Q: What is your biggest satisfaction as a court appointed special advocate?
A: Seeing that a child has a safe, loving, permanent home and knowing they will no longer be abused or neglected. Every kid deserves that.
Q: What is the upper age limit of some of the youth in your care as their representative?
A: We work with children until they “age out” at 18 or graduate from high school, so if a child hasn’t graduated from high school at 18, we continue to work with them until they do graduate.
Q: Do you ever hear from these children when they have grown up or found their new homes?
A: It has been the policy in the past for us to not remain in contact with the kids, so that they could bond with their family. The CASA organization is rethinking that position and CASA now allows us to stay in contact with older kids if they wish it, when our cases come to a close.

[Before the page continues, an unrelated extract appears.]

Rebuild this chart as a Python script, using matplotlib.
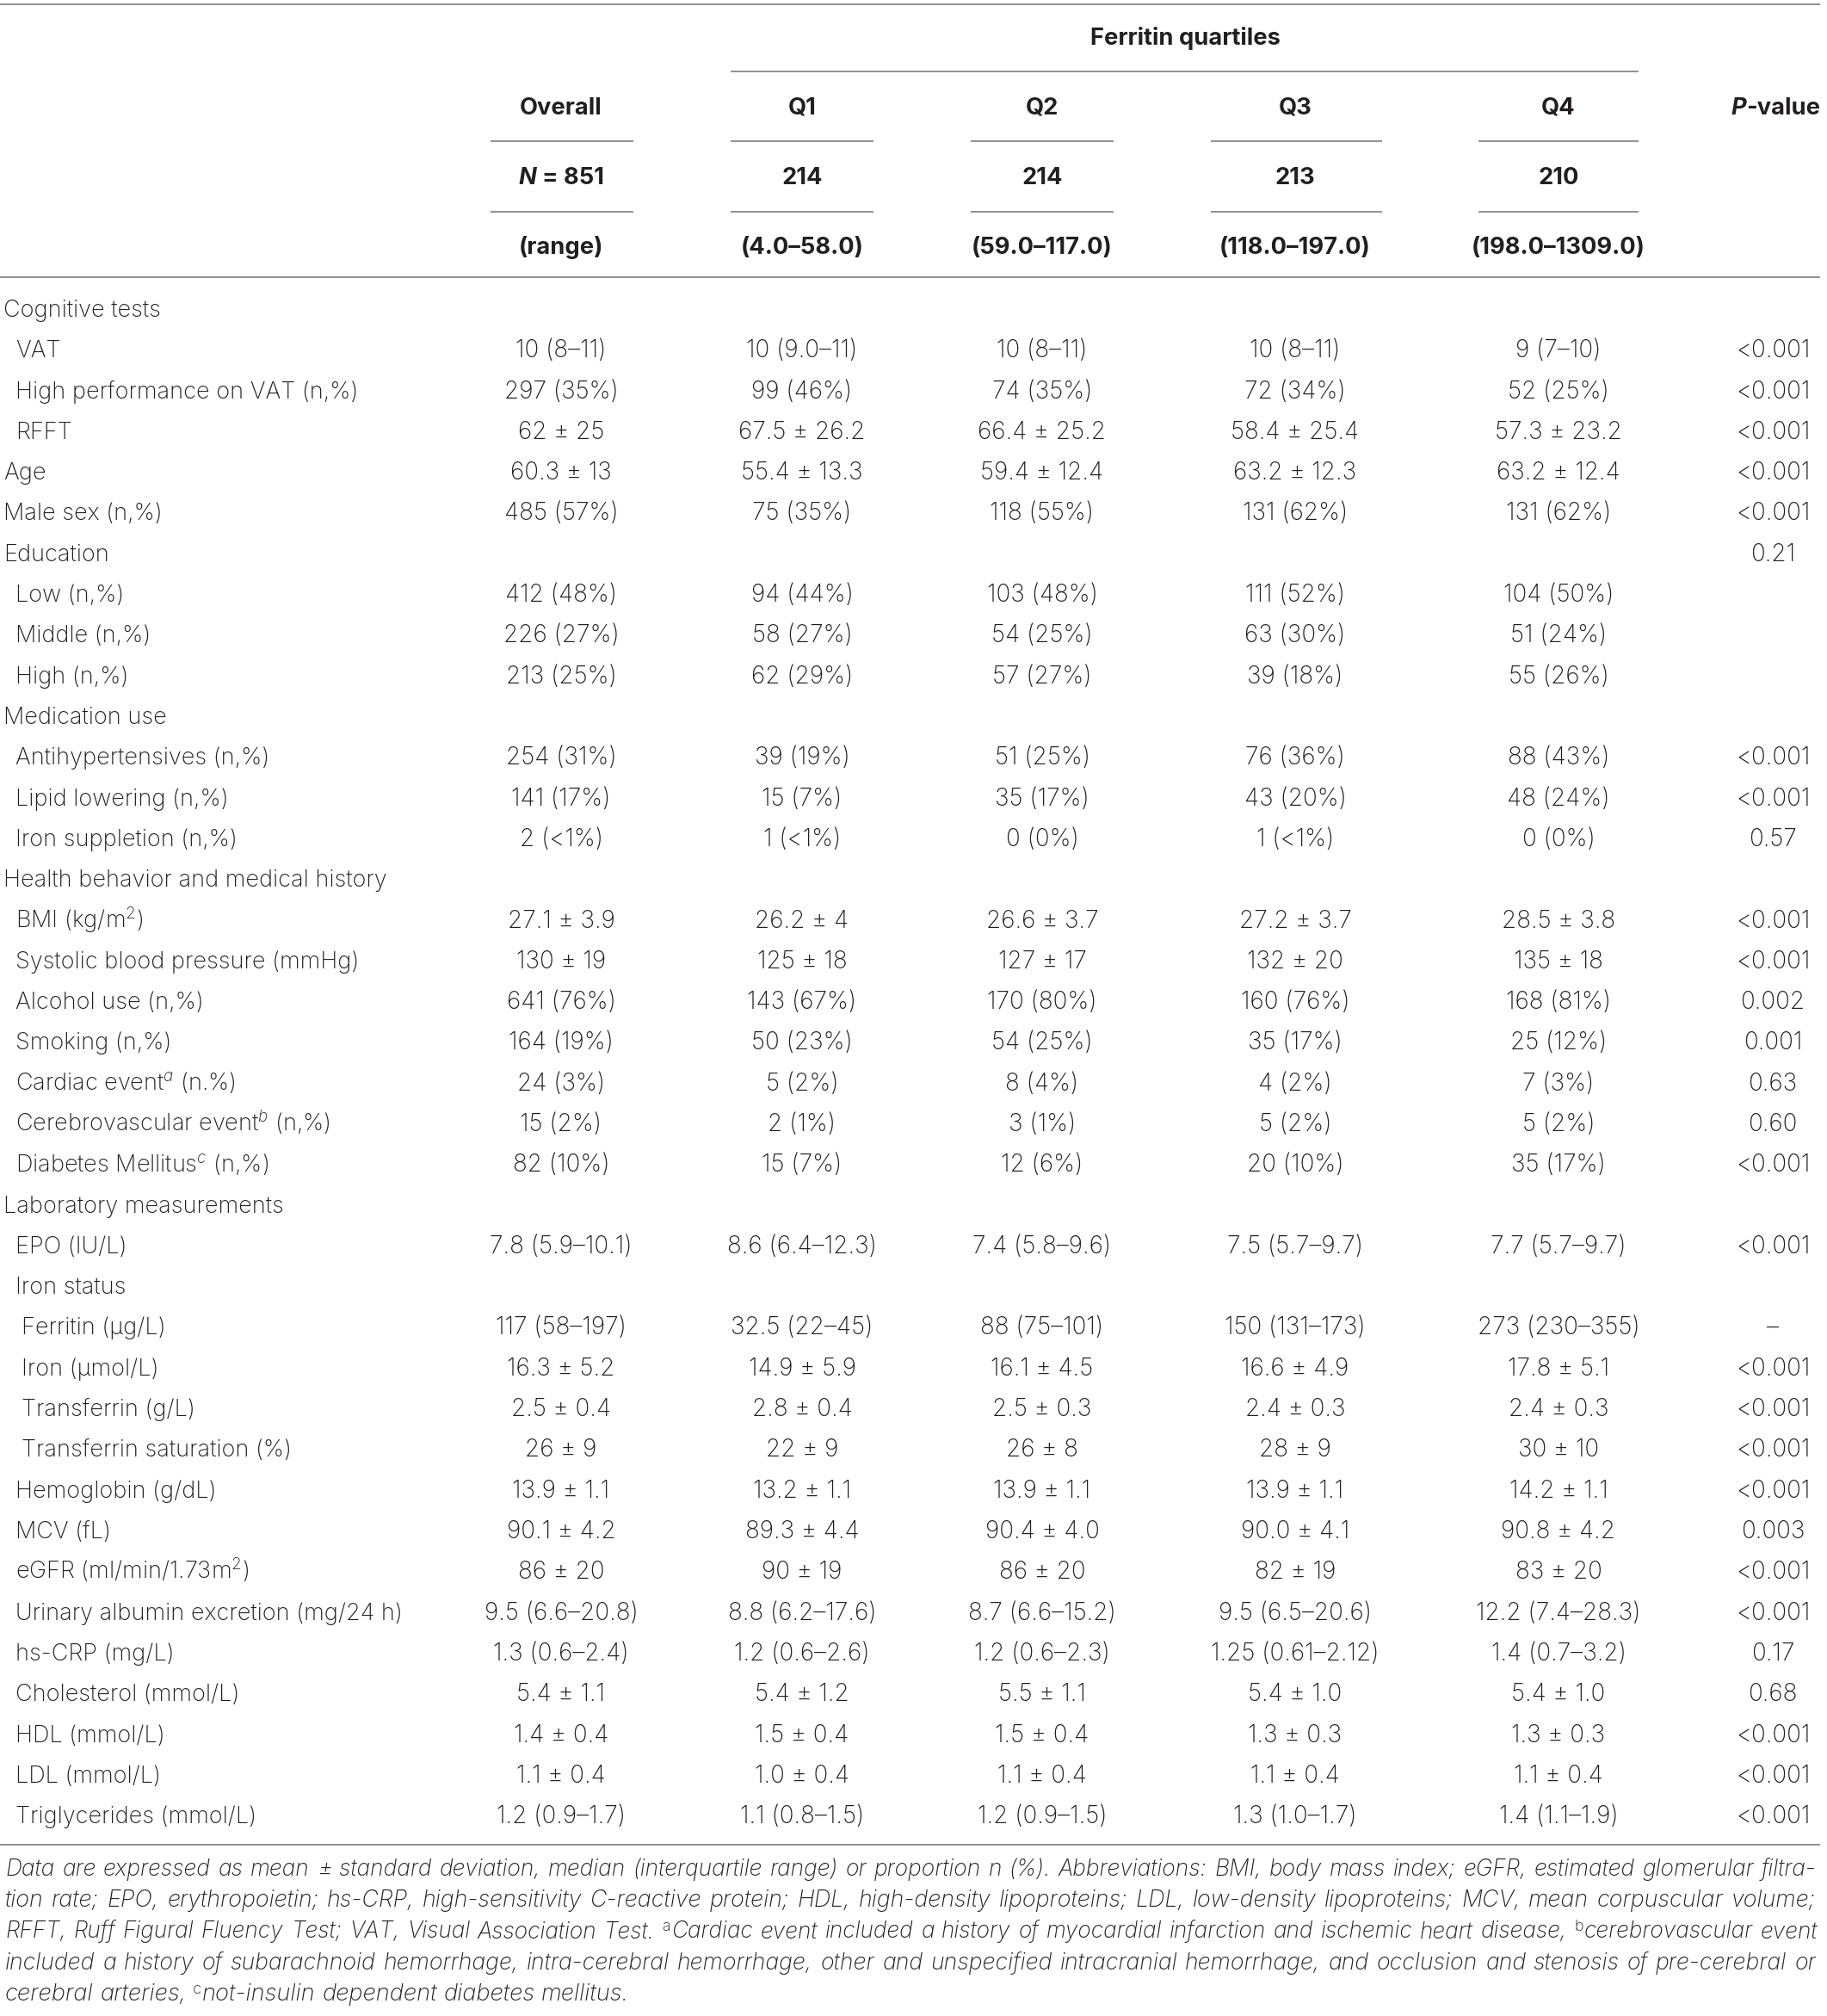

Q: When did you begin to enjoy NASCAR?
A: I used to watch the races on television as a little girl. I have been going to the races in Loudon since the inaugural race in 1990. The NASCAR experience is a family event for us. It is something I share with my parents, siblings and cousins. We camp for the weekend at the track. My cousins and I have done “girl” trips to the track in Phoenix. The NASCAR people are a community and they promote family values. The drivers and team owners – they all give back.
Q: Did you excel in a sport in high school or college?
A: I played basketball in high school.
Q: What is the excitement you feel when the race cars are whirling around the track at such high speeds?
A: I love watching a race, it’s exciting. There is camaraderie, as well as a good natured rivalry with the other fans. The NASCAR fans are from all walks of life. They’re some of the nicest people you will ever know.
Q: Have you attended many races in person?
A: I have been going to Loudon since 1990 when Rusty Wallace won the inaugural race. I have missed only a couple of races due to family emergencies.
Q: The selection of the winner of the Betty France Foundation’s Humanitarian award will take place in Las Vegas on Friday, Dec. 6; Will you be there?
A: All of the finalists will be there for Speedweek. The award will be presented live during the NASCAR awards’ ceremony, Friday, Dec. 6.
Q: If you win the grand prize of $100,000, or a runner-up prize of $25,000 for CASA, how will you manage the donation?
A: Regardless of the amount, it will go to a charity designated by me which is, of course, CASA. Since the NASCAR Foundation is the one sponsoring the donation, I intend to have the money be distributed to CASA programs in communities where there are NASCAR tracks. New Hampshire’s CASA program will benefit, as we have a race track here in the state.